In the late 1970s Robert Parker popularised a version of the 100-point system favoured by academic institutions in the US. This had an immediate appeal to consumers familiar with the concept from their college days. In the early days, before score inflation (like bracket creep) shifted thresholds by about 10%, a score of 90 or more had an impact on sales. As one retailer memorably expressed it: “Wines scoring under 90 you can’t sell, wines scoring over 90 you can’t buy.”

Over the years most consumer-facing ratings systems migrated to a version of the 100-point system, though some competitions stayed with the 20-point scale. This was easily managed, even by judges accustomed to other systems. If you have been directed to parse the wines in terms of the medals you think they deserve, you make that call first and then allocate the points in accordance with whatever scale you’ve been asked to apply. So the cut-off for a gold medal could be 17.5 or 18 or even (as in Australia) 18.5.

None of this changes the often-expressed unhappiness about allocating a score to something as aesthetically complex as a bottle of wine. However, that horse has long since bolted.

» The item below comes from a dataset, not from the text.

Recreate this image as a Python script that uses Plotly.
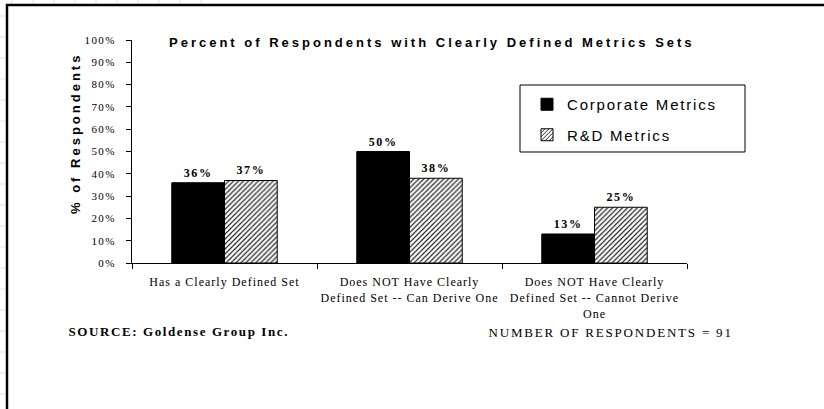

Expecting the commerce of wine to flourish on something as loose as a string of adjectives, or even the broader bracketing favoured by some archaic academic institutions — such as α or β to represent a first or second class result — would be like banking on the ANC to put a stop to corruption.

But this isn’t even the beginning of the wrangling around judgment and quantification when it comes to assessing wine quality. Wading into a recent controversy about why some of the Cape’s most sought after wines received less-than-stellar scores from a UK panel, a US-based wine amateur opined that it was because the wines were tasted blind (rather than sighted), which accounted for their apparent underperformance.

He was wrong on two counts: many of the wines in question had previously scored well in blind tastings. More erroneous, however, was his assumption that judging criteria are absolute.

Of course it’s important to assess a wine “blind” — how else do you bypass the producer’s marketing message? If you know it’s a “legendary” wine, you’re predisposed to thinking more highly of it. But he’s wrong to assume that qualitative criteria are culturally neutral. Personal preference (which includes aesthetic familiarity) obviously plays a role.

Napa cabernets are more highly rated by American than French critics, and it seems safe to say that west coast consumers (at least) prefer them to their counterparts from Bordeaux. My aesthetic sensibility has been shaped by a lifetime of working with French and SA wine. When I taste a cap classique, in the back of my mind I have 40 years of sampling Champagne, rather than Prosecco, against which to frame my judgment.

It is perfectly possible to arrive at largely uncontroversial opinions about how well a wine has been made, whether it is harmonious, a true expression of the variety, subtle, finely crafted, even intricate and complex. But if you have grown up in an environment where concepts like brash and bold count for more than nuanced and detailed, what you will be looking for in a bottle of wine (or a movie or a book) may be wholly different from what others might prefer to celebrate.